Trump defends remarks in suit blaming him for Capitol riot

Former US president Donald Trump argued that he had "simply called for peaceful and patriotic demonstrations" during his rally. PHOTO: REUTERS

WASHINGTON (BLOOMBERG) - Former US President Donald Trump is seeking dismissal of a suit accusing him of sparking the Jan 6 Capitol riot, arguing that speakers at political rallies don't have a "legally enforceable duty of care" to adversaries or others "who might find themselves in the path of impassioned supporters."

Mr Trump, sued in August by eight Capitol Police officers who claim they were assaulted that day, argued in a court filing that the lawsuit should be tossed out because Mr Trump isn't "vicariously liable" for the actions of people who heard him speak at a "Stop the Steal" rally before the siege.

"Speakers at political rallies do not owe a duty of care to members of Congress or Capitol Police Officers not at the rally," Mr Trump's lawyer Jesse Binnall said in the Dec 24 filing in federal court in Washington.

Mr Trump, who continues to claim the 2020 presidential election was stolen by corrupt Democrats, argued in the filing that his remarks near the White House were in line with a president's right to "take advantage of the bully pulpit."

It's one of several suits Mr Trump faces for allegedly inciting the riot.

The complaint, which also names right-wing groups like the Proud Boys, alleges many of the defendants "planned, aided, and actively participated in that attack" and that "all defendants are responsible for it." The officers also claim the plot was steeped in "racism and white supremacy."

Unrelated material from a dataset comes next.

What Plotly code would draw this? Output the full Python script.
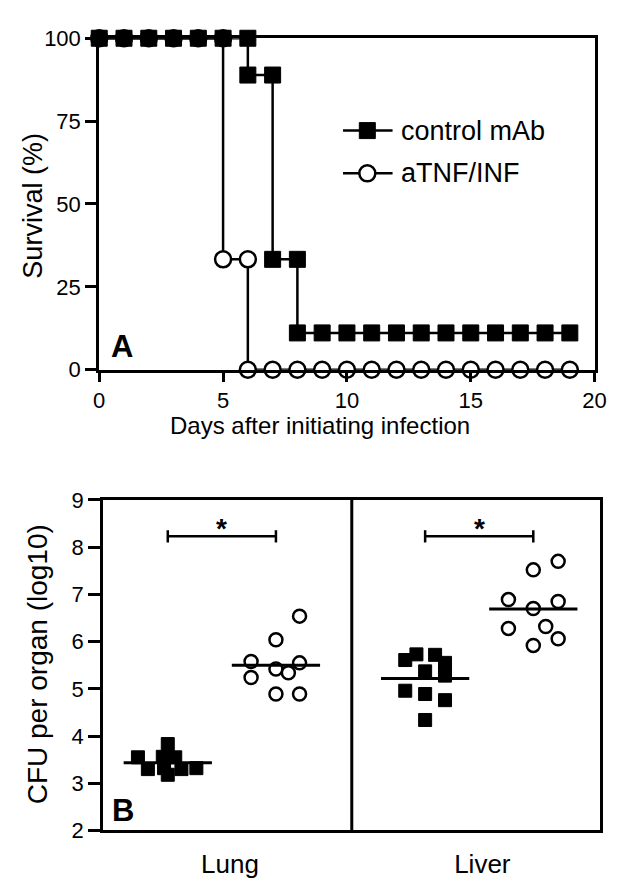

Mr Trump argued in the filing that he "acted responsibly" during the speech, and that he had "simply called for peaceful and patriotic demonstrations."

Mr Trump also denies that he was threatening violence when he said it was "a very dangerous moment in our history" and that people are "not going to stand having this election stolen from them."

"Under no stretch of the imagination can those statements be characterised as open threats of violence," he said in the filing.

Mr Zachary Rehl, who led the Proud Boys' Philadelphia chapter until his arrest in connection with the riot, said in a Dec 24 filing in the same case that the suit falsely accuses his group of racism, noting that the national organisation is led by a Black man, Mr Enrique Tarrio.

"An organisation could not long hold on to any racists or white supremacists while being led by a Black immigrant from Cuba and proudly proclaiming their open policy of inclusion of members of all races and even sexual orientation," Mr Rehl said in the filing.